O Brasil que cabe no meu bairro
Quando penso no Brasil, penso primeiro no meu bairro. Não por egoísmo geográfico, mas porque é daqui que vejo o mundo. É das ruas que conheço pelo nome, dos rostos que encontro no caminho para a padaria, do cheiro do almoço que vem das janelas. É a partir dessa escala que minha ideia de país se forma.
O Brasil que me chega é filtrado pelo buraco da fechadura da minha vivência: o posto de saúde com fila de madrugada, a escola que luta para ter professores suficientes, o campo de futebol que sobrevive entre o mato e o concreto, as festas populares que resistem apesar da falta de apoio. Tudo o que não vejo de perto, imagino a partir das histórias que circulam entre vizinhos, da TV ligada no boteco, das redes sociais que misturam desinformação e relatos sinceros.

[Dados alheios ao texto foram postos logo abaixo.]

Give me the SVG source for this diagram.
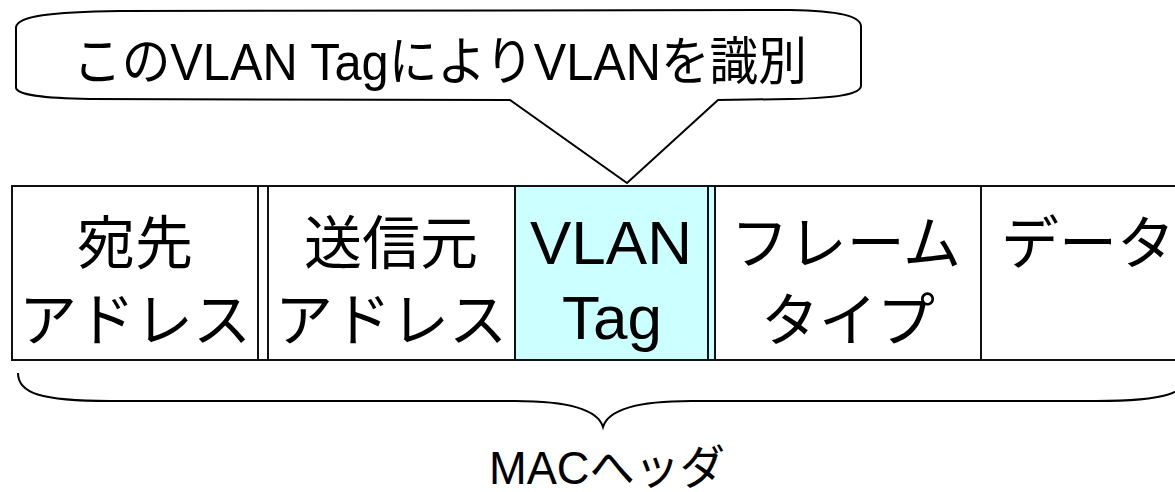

Esse recorte molda o que entendo por “Brasil”. Se no meu bairro a violência é diária, posso acreditar que o país inteiro vive em estado de guerra. Se aqui o transporte é precário, talvez eu ache que o problema é universal. Se vejo solidariedade nas pequenas ações — como dividir comida, acolher o vizinho que perdeu o emprego — posso concluir que o brasileiro é, antes de tudo, generoso. Mas será que essa leitura corresponde ao todo?
Nosso olhar é treinado pelo que nos cerca. Quem cresce em regiões com saneamento básico e ruas arborizadas tende a imaginar um país mais ordenado e justo. Já quem vive com esgoto a céu aberto, sem coleta de lixo ou iluminação pública, pode enxergar um Brasil marcado pela negligência e abandono. Essas percepções se refletem em nossas opiniões políticas, no voto, nas prioridades que defendemos e até nas notícias que escolhemos acreditar.
O perigo é transformar o bairro em sinônimo do Brasil. Um país continental como o nosso é um mosaico de realidades tão diversas que seria impossível caber numa única lente. Por isso, a empatia e a escuta ativa são ferramentas políticas. Quando me esforço para conhecer outras realidades — viajando, lendo, conversando com quem vive longe do meu CEP — amplio meu mapa mental do país.
O Brasil que cabe no meu bairro é real, mas é só um pedaço. Reconhecer essa limitação é o primeiro passo para imaginar um Brasil maior, que inclua a diversidade de bairros, cidades e modos de viver. É só quando juntamos esses pedaços que podemos, de fato, enxergar o país inteiro.